### Supplied data

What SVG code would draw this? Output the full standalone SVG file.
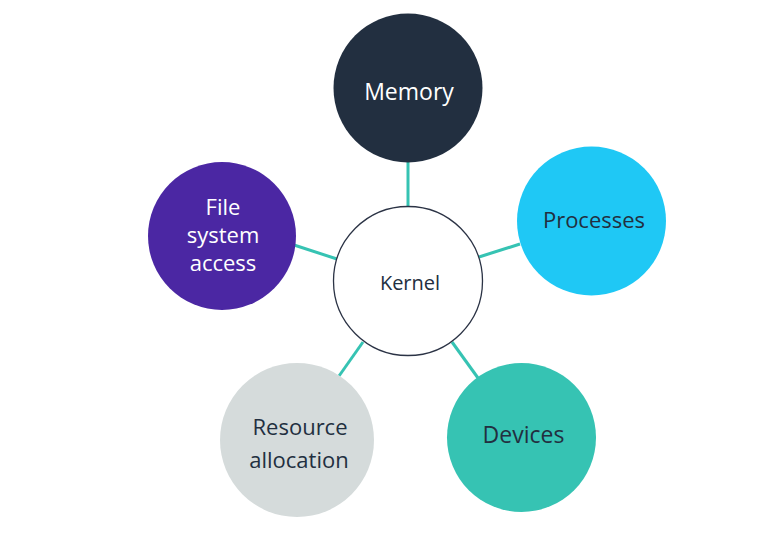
<svg xmlns="http://www.w3.org/2000/svg" width="783" height="536" viewBox="0 0 783 536">
  <style>
    .link { stroke: #36c3b3; stroke-width: 3; fill: none; }
    .lbl { font-family: "Open Sans", "Liberation Sans", sans-serif; font-size: 22px; text-anchor: middle; fill: #222f40; }
    .light { fill: #ffffff; }
  </style>
  <rect width="783" height="536" fill="#ffffff"/>

  <!-- spokes from the kernel to each subsystem -->
  <g id="connectors">
    <line class="link" x1="408" y1="160" x2="408" y2="208"/>
    <line class="link" x1="479" y1="257" x2="520" y2="244"/>
    <line class="link" x1="452" y1="342" x2="478" y2="378"/>
    <line class="link" x1="339" y1="376" x2="363" y2="342"/>
    <line class="link" x1="294" y1="245" x2="337" y2="259"/>
  </g>

  <g id="kernel">
    <circle cx="408" cy="281" r="74.5" fill="#ffffff" stroke="#2b3345" stroke-width="1.3"/>
    <text class="lbl" x="410" y="290" style="font-size:20px">Kernel</text>
  </g>

  <g id="memory">
    <circle cx="408" cy="88" r="74.5" fill="#222f40"/>
    <text class="lbl light" x="409" y="100" style="font-size:23px">Memory</text>
  </g>

  <g id="processes">
    <circle cx="591.5" cy="221" r="74.5" fill="#1fc8f5"/>
    <text class="lbl" x="594" y="228">Processes</text>
  </g>

  <g id="devices">
    <circle cx="521.5" cy="437.5" r="74.5" fill="#36c3b3"/>
    <text class="lbl" x="523.5" y="443" style="font-size:23px">Devices</text>
  </g>

  <g id="resource-allocation">
    <circle cx="297" cy="440" r="77" fill="#d5dbdb"/>
    <text class="lbl" x="300" y="435">Resource</text>
    <text class="lbl" x="299" y="468">allocation</text>
  </g>

  <g id="file-system-access">
    <circle cx="222" cy="236" r="74" fill="#4b27a3"/>
    <text class="lbl light" x="223" y="215">File</text>
    <text class="lbl light" x="223" y="243">system</text>
    <text class="lbl light" x="223" y="271">access</text>
  </g>
</svg>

### Required task
Copy out all the data exactly; skip the pictures.

### Exercise answer
What SVG code would draw this? Output the full standalone SVG file.
<svg xmlns="http://www.w3.org/2000/svg" width="783" height="536" viewBox="0 0 783 536">
  <style>
    .link { stroke: #36c3b3; stroke-width: 3; fill: none; }
    .lbl { font-family: "Open Sans", "Liberation Sans", sans-serif; font-size: 22px; text-anchor: middle; fill: #222f40; }
    .light { fill: #ffffff; }
  </style>
  <rect width="783" height="536" fill="#ffffff"/>

  <!-- spokes from the kernel to each subsystem -->
  <g id="connectors">
    <line class="link" x1="408" y1="160" x2="408" y2="208"/>
    <line class="link" x1="479" y1="257" x2="520" y2="244"/>
    <line class="link" x1="452" y1="342" x2="478" y2="378"/>
    <line class="link" x1="339" y1="376" x2="363" y2="342"/>
    <line class="link" x1="294" y1="245" x2="337" y2="259"/>
  </g>

  <g id="kernel">
    <circle cx="408" cy="281" r="74.5" fill="#ffffff" stroke="#2b3345" stroke-width="1.3"/>
    <text class="lbl" x="410" y="290" style="font-size:20px">Kernel</text>
  </g>

  <g id="memory">
    <circle cx="408" cy="88" r="74.5" fill="#222f40"/>
    <text class="lbl light" x="409" y="100" style="font-size:23px">Memory</text>
  </g>

  <g id="processes">
    <circle cx="591.5" cy="221" r="74.5" fill="#1fc8f5"/>
    <text class="lbl" x="594" y="228">Processes</text>
  </g>

  <g id="devices">
    <circle cx="521.5" cy="437.5" r="74.5" fill="#36c3b3"/>
    <text class="lbl" x="523.5" y="443" style="font-size:23px">Devices</text>
  </g>

  <g id="resource-allocation">
    <circle cx="297" cy="440" r="77" fill="#d5dbdb"/>
    <text class="lbl" x="300" y="435">Resource</text>
    <text class="lbl" x="299" y="468">allocation</text>
  </g>

  <g id="file-system-access">
    <circle cx="222" cy="236" r="74" fill="#4b27a3"/>
    <text class="lbl light" x="223" y="215">File</text>
    <text class="lbl light" x="223" y="243">system</text>
    <text class="lbl light" x="223" y="271">access</text>
  </g>
</svg>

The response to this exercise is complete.